=== Work required ===
Take the lines from the beginning of the material through the line containing "import plotly.graph_objects as go" and retype them exactly, leaving the pictures out.

=== Source excerpt ===
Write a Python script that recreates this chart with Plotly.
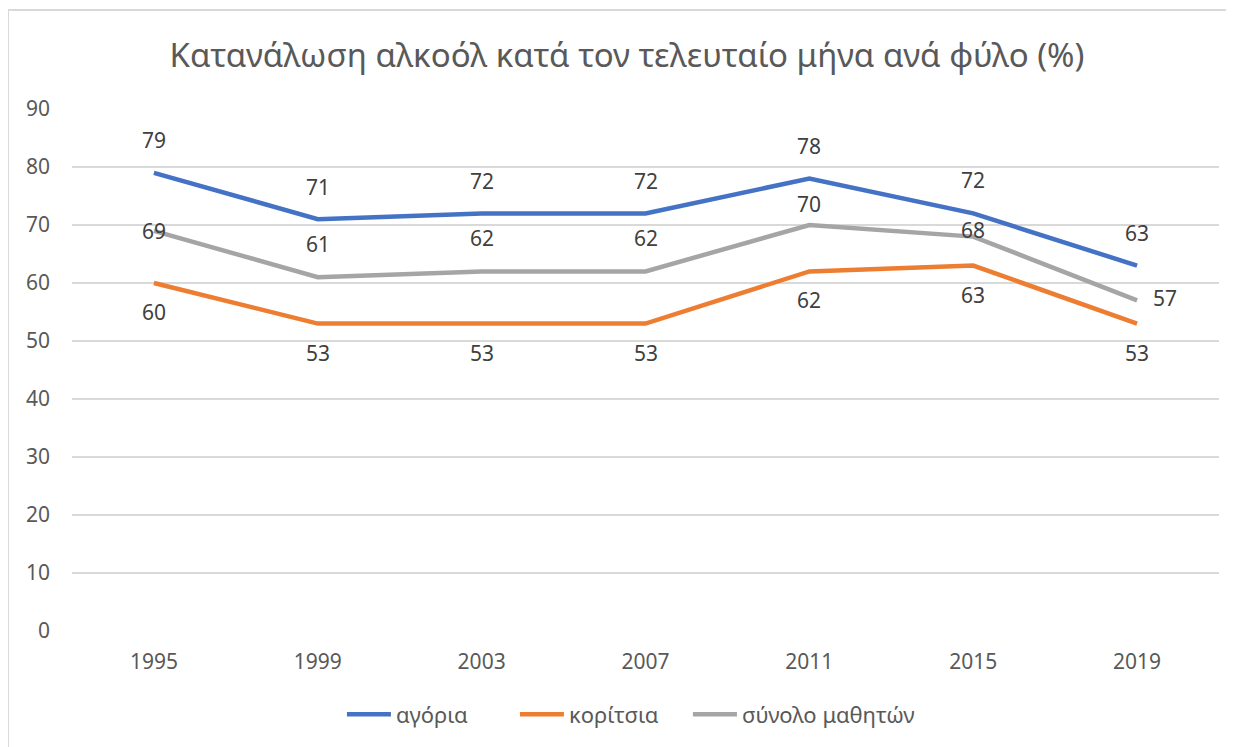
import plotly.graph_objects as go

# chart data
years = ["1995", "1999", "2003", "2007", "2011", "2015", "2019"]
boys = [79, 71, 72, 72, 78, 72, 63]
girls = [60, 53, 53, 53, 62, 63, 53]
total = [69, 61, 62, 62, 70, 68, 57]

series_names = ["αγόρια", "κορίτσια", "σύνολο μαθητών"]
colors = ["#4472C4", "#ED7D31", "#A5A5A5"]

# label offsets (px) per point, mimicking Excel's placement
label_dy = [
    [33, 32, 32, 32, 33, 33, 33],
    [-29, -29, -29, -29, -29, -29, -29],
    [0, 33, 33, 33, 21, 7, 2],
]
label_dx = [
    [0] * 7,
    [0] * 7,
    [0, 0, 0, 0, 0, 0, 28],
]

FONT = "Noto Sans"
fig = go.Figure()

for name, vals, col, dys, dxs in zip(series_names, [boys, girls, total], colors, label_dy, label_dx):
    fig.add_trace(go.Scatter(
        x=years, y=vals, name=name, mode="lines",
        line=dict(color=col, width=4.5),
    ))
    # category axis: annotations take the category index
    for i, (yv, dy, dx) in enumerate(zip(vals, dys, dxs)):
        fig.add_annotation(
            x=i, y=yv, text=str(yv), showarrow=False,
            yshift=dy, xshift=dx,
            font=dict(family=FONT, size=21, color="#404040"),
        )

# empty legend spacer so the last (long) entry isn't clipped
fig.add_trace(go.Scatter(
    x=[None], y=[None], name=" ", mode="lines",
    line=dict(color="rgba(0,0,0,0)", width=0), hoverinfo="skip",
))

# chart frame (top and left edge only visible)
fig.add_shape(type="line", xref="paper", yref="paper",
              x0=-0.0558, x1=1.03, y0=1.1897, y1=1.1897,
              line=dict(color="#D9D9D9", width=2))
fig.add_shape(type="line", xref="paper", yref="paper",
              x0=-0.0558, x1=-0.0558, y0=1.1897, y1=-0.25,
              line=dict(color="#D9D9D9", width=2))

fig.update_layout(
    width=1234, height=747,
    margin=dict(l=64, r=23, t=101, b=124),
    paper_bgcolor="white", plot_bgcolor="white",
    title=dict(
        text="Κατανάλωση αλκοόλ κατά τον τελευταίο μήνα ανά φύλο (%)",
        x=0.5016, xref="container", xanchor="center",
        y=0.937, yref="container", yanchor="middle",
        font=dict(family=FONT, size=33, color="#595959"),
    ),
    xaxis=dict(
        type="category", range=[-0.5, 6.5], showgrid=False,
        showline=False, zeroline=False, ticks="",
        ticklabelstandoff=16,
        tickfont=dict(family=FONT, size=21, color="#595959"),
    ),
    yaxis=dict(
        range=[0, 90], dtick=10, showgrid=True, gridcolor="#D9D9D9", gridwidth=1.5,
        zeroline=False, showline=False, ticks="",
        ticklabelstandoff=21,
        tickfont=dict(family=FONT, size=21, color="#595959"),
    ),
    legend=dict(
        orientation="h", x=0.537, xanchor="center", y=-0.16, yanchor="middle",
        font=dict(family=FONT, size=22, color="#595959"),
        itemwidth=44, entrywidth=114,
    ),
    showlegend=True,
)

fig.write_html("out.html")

=== Reply ===
Write a Python script that recreates this chart with Plotly.
import plotly.graph_objects as go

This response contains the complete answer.